La gloria que Pacheco buscaba era la gloria del artífice anulado por su creación. A diferencia de los padres que se ufanan de los triunfos de un hijo, él prefería borrarse para dejarlo resplandecer. No era un monje carmelita y seguramente disfrutó los placeres terrenales, pero ansiaba, sobre todo, la liberación del espíritu. Más que una ambición mundana de ingresar al canon de los clásicos, la visión de la muerte como una culminación o una apoteosis refleja cierta nostalgia del más allá, un deseo de renacer en el mundo de la palabra. Si la presencia del poeta es un estorbo en su diálogo con el lector, su desaparición no es una pérdida, sino un triunfo. Hasta el vocabulario empleado para describir ese tránsito parece inspirado en la “llama de amor viva” de San Juan de La Cruz: “La intensidad que permite a un ser humano convertirse en un gran poeta se vuelve finalmente contra sí misma. El fuego devora la llama hasta que la última individualidad se pierde. La vida del poeta culmina en la extinción de la vida. Ya sólo existe la poesía”.
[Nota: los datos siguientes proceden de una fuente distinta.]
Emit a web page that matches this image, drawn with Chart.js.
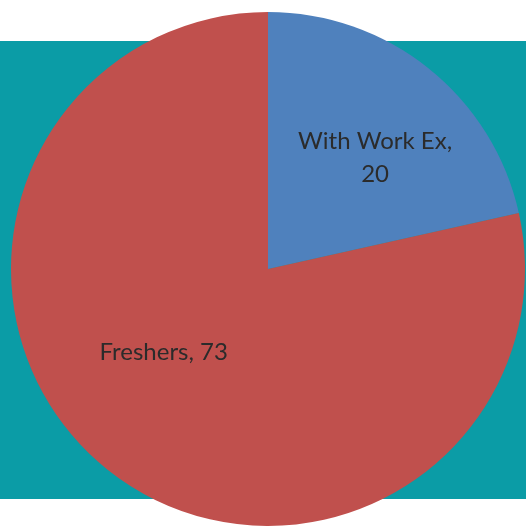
<!DOCTYPE html>
<html>
<head>
<meta charset="utf-8">
<script src="https://cdn.jsdelivr.net/npm/chart.js@4"></script>
<style>
  html, body { margin: 0; padding: 0; background: #ffffff; }
  #wrap { position: relative; width: 526px; height: 527px; }
  #band { position: absolute; left: 0; top: 41px; width: 526px; height: 458px; background: #0B9CA6; }
  #chart { position: absolute; left: 0; top: 0; }
</style>
</head>
<body>
<div id="wrap">
  <div id="band"></div>
  <canvas id="chart" width="526" height="527"></canvas>
</div>
<script>
    const categories = ['With Work Ex', 'Freshers'];
    const counts = [20, 73];
    const sliceColors = ['#4F81BD', '#C0504D'];

    // label placement: fraction of radius and angle nudge (radians) per slice
    const labelSpots = [
        { r: 0.603, turn: 0.087, lines: 2 },
        { r: 0.52, turn: 0.22, lines: 1 }
    ];

    const sliceLabels = {
        id: 'sliceLabels',
        afterDatasetsDraw(chart) {
            const ctx = chart.ctx;
            const meta = chart.getDatasetMeta(0);
            ctx.save();
            ctx.fillStyle = '#2b2b2b';
            ctx.font = '24px Lato, "Open Sans", sans-serif';
            ctx.textAlign = 'center';
            ctx.textBaseline = 'middle';
            meta.data.forEach((arc, i) => {
                const p = arc.getProps(['x', 'y', 'startAngle', 'endAngle', 'outerRadius'], true);
                const spot = labelSpots[i];
                const mid = (p.startAngle + p.endAngle) / 2 + spot.turn;
                const cx = p.x + Math.cos(mid) * p.outerRadius * spot.r;
                const cy = p.y + Math.sin(mid) * p.outerRadius * spot.r;
                if (spot.lines === 2) {
                    ctx.fillText(categories[i] + ',', cx, cy - 16);
                    ctx.fillText(String(counts[i]), cx, cy + 17);
                } else {
                    ctx.fillText(categories[i] + ', ' + counts[i], cx, cy);
                }
            });
            ctx.restore();
        }
    };

    const configPie = {
        type: 'pie',
    data: {
        labels: categories,
    datasets: [{
        data: counts,
    backgroundColor: sliceColors,
    borderWidth: 0
      }]
    },
    options: {
        responsive: false,
    animation: false,
    layout: {
        padding: { left: 11, right: 1, top: 12, bottom: 1 }
        },
    plugins: {
        legend: { display: false },
    tooltip: { enabled: false }
        }
      },
    plugins: [sliceLabels]
    };

    new Chart(document.getElementById('chart'), configPie);
</script>
</body>
</html>
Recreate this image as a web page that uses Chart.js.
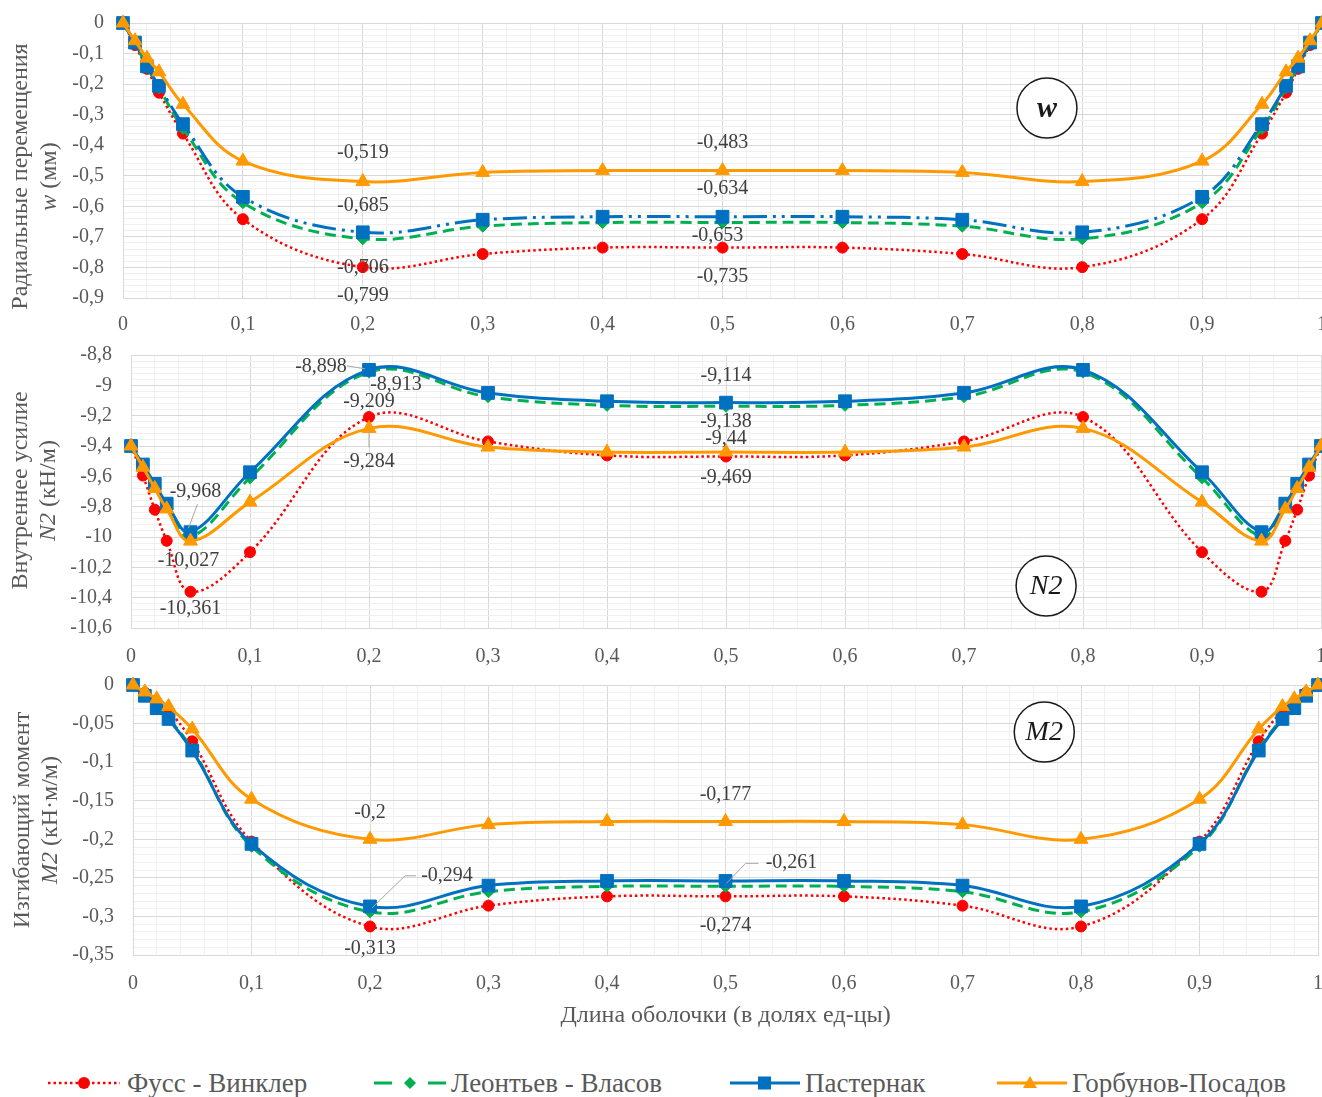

Cuando Pacheco rondaba los cuarenta años, Rogelio Cuéllar le tomó una foto que luego se hizo famosa: en ella lo vemos acorralado por una caótica montaña de libros. Nunca he visto una biblioteca más viva, ni más insurrecta. No dudo que Pacheco la oyera respirar por las noches. El encargado de ordenar ese caos parece agobiado por la envergadura titánica de su empresa. La obra ensayística recogida en los Inventarios fue una gran victoria de la imaginación crítica sobre la mole de papel que amenazaba con devorarlo. Pero esa biblioteca, el campo de batalla donde tantas veces lamentó que el ego del escritor eclipsara su obra, le deparaba una trampa que paradójicamente coincidía con su mayor deseo. Los libros que tanto amó resultaron a la postre un arma letal. Sus biógrafos no pasarán por alto el trasfondo simbólico del accidente que le costó la vida: una caída al tropezar con un altero de libros, cuando caminaba a oscuras en su biblioteca, atraído, quizá, por el murmullo lejano de una lectura en voz baja. El océano de signos donde se guarecía de la inhóspita realidad le habló al oído con irresistible dulzura. Extinguido para brillar con más plenitud, el protagonista de ese cuento fantástico vive en el reino que más amaba.